Uniqueness of the solution of the continuity equation with discontinuous vector field

222 Views Asked by At

I'm trying to prove the uniqueness of the following continuity equation with discontinuous vector field:

$ \begin{cases} m_t(t,x) + [(-\alpha x + \sigma u^{*}(x) + c) \ m(t,x)]_x = 0 \qquad (t,x) \in [0,T] \times [-X_{max}, X_{max}] \\ m(0,x) = m_0 \end{cases} $

where

\begin{equation} u^{*}(x):= \begin{cases} 1 &\text{ if } x>x_0 \\ 0 &\text{ if } x<x_0 \\ \frac{1}{2} &\text{ if } x=x_0 \end{cases} \end{equation}

and where $T >0, X_{max}>0, \alpha>0, c>0, x_0 >0, \sigma < 0$.
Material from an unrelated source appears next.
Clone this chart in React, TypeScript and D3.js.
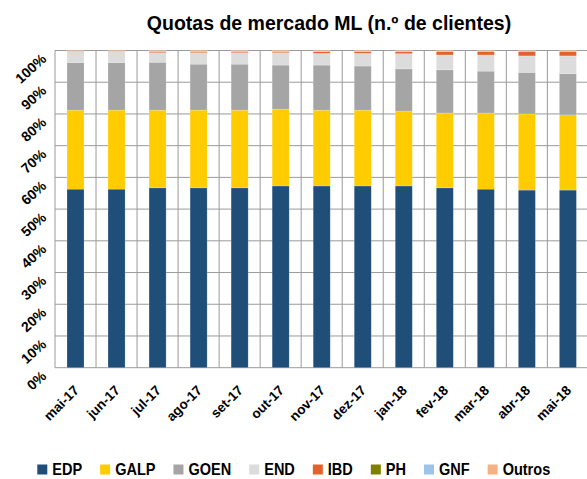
import React, { useEffect, useRef } from "react";
import * as d3 from "d3";

const months = [
  "mai-17", "jun-17", "jul-17", "ago-17", "set-17", "out-17", "nov-17",
  "dez-17", "jan-18", "fev-18", "mar-18", "abr-18", "mai-18",
];

const companies = ["EDP", "GALP", "GOEN", "END", "IBD", "PH", "GNF", "Outros"];
const colors = ["#1F4E79", "#FFCC00", "#A5A5A5", "#DCDCDC", "#E2622B", "#808000", "#9DC3E6", "#F4B183"];

// market share per month (%)
const edp = [56.3, 56.3, 56.7, 56.7, 56.7, 57.3, 57.3, 57.3, 57.3, 56.7, 56.3, 56.0, 56.0];
const galp = [24.9, 24.9, 24.5, 24.5, 24.5, 24.2, 23.9, 23.9, 23.6, 23.6, 24.0, 24.0, 23.7];
const goen = [15.0, 15.0, 15.1, 14.5, 14.5, 13.9, 14.2, 13.9, 13.3, 13.6, 13.2, 13.1, 13.0];
const end = [3.4, 3.4, 3.0, 3.6, 3.6, 3.9, 3.7, 4.0, 4.8, 4.7, 5.1, 5.2, 5.6];
const ibd = [0.0, 0.0, 0.3, 0.3, 0.3, 0.3, 0.5, 0.5, 0.6, 1.1, 1.1, 1.4, 1.4];
const ph = [0, 0, 0, 0, 0, 0, 0, 0, 0, 0, 0, 0, 0];
const gnf = [0, 0, 0, 0, 0, 0, 0, 0, 0, 0, 0, 0, 0];
const outros = [0.4, 0.4, 0.4, 0.4, 0.4, 0.4, 0.4, 0.4, 0.4, 0.3, 0.3, 0.3, 0.3];

const yTicks = [0, 10, 20, 30, 40, 50, 60, 70, 80, 90, 100];

const App = () => {
  const svgRef = useRef<SVGSVGElement>(null);

  useEffect(() => {
    const series = [edp, galp, goen, end, ibd, ph, gnf, outros];
    const rows = months.map((m, i) => {
      const r: any = { month: m };
      companies.forEach((c, j) => (r[c] = series[j][i]));
      return r;
    });

    const W = 587;
    const H = 479;
    const left = 55;
    const right = 588.4;
    const top = 50.5;
    const bottom = 367.7;

    const svg = d3.select(svgRef.current);
    svg.selectAll("*").remove();
    svg.attr("width", W).attr("height", H);

    const x = d3
      .scaleBand()
      .domain(months)
      .range([left, right])
      .paddingInner(0.585)
      .paddingOuter(0.2925);
    const y = d3.scaleLinear().domain([0, 100]).range([bottom, top]);

    const font = "'Liberation Sans', Arial, sans-serif";

    svg
      .append("text")
      .attr("x", 329)
      .attr("y", 30)
      .attr("text-anchor", "middle")
      .style("font-family", font)
      .style("font-weight", "bold")
      .style("font-size", "19.5px")
      .text("Quotas de mercado ML (n.º de clientes)");

    // grid
    const grid = svg.append("g").attr("stroke", "#9a9a9a").attr("stroke-width", 1);
    grid
      .selectAll("line.h")
      .data(yTicks)
      .join("line")
      .attr("x1", left)
      .attr("x2", right)
      .attr("y1", (d) => y(d))
      .attr("y2", (d) => y(d));
    grid
      .selectAll("line.v")
      .data(d3.range(months.length + 1))
      .join("line")
      .attr("x1", (i) => left + i * x.step())
      .attr("x2", (i) => left + i * x.step())
      .attr("y1", top)
      .attr("y2", bottom);

    const stacked = d3.stack().keys(companies)(rows);

    svg
      .append("g")
      .selectAll("g")
      .data(stacked)
      .join("g")
      .attr("fill", (d, i) => colors[i])
      .selectAll("rect")
      .data((d) => d.filter((p) => p[1] - p[0] > 0))
      .join("rect")
      .attr("x", (d: any) => x(d.data.month)!)
      .attr("width", x.bandwidth())
      .attr("y", (d) => y(d[1]))
      .attr("height", (d) => y(d[0]) - y(d[1]))
      .attr("stroke", "rgba(255,255,255,0.3)")
      .attr("stroke-width", 0.6);

    // y labels
    svg
      .append("g")
      .selectAll("text")
      .data(yTicks)
      .join("text")
      .attr("transform", (d) => `translate(44, ${y(d) + 6}) rotate(-42)`)
      .attr("text-anchor", "end")
      .attr("dominant-baseline", "central")
      .style("font-family", font)
      .style("font-weight", "bold")
      .style("font-size", "14px")
      .text((d) => d + "%");

    // x labels
    svg
      .append("g")
      .selectAll("text")
      .data(months)
      .join("text")
      .attr("transform", (d) => `translate(${x(d)! + x.bandwidth() / 2 + 1}, 388) rotate(-45)`)
      .attr("text-anchor", "end")
      .attr("dominant-baseline", "central")
      .style("font-family", font)
      .style("font-weight", "bold")
      .style("font-size", "13.5px")
      .text((d) => d);

    // legend
    const legend = svg.append("g");
    let lx = 37.3;
    companies.forEach((c, i) => {
      legend
        .append("rect")
        .attr("x", lx)
        .attr("y", 464.5)
        .attr("width", 10)
        .attr("height", 10)
        .attr("fill", colors[i]);
      const t = legend
        .append("text")
        .attr("transform", `translate(${lx + 15}, 474.5) scale(0.88, 1)`)
        .style("font-family", font)
        .style("font-weight", "bold")
        .style("font-size", "16.5px")
        .text(c);
      const len = (t.node() as SVGTextElement).getComputedTextLength() * 0.88;
      lx += 15 + len + 18;
    });
  }, []);

  return <svg ref={svgRef} style={{ position: "absolute", left: 0, top: 0 }}></svg>;
};

export default App;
This problem corresponds to a distribution that accumulates into the value $x_0$. In fact, we see immediately that a (weak) solution is given by a certain measure in which it appears a delta dirac centered in $x_0$. I planned to use the result of DiPerna-Lions 'Ordinary differential equations, transport theory and Sobolev spaces', but I realized that here the assumptions are not completely fulfilled. Anyone have any suggestions?

Thanks a lot

1

There are 1 best solutions below

0
On

Use the method of characteristics, and check how far the go before two different ones intersect, or whether there are regions not accessible by characteristics starting from the $x-$axis.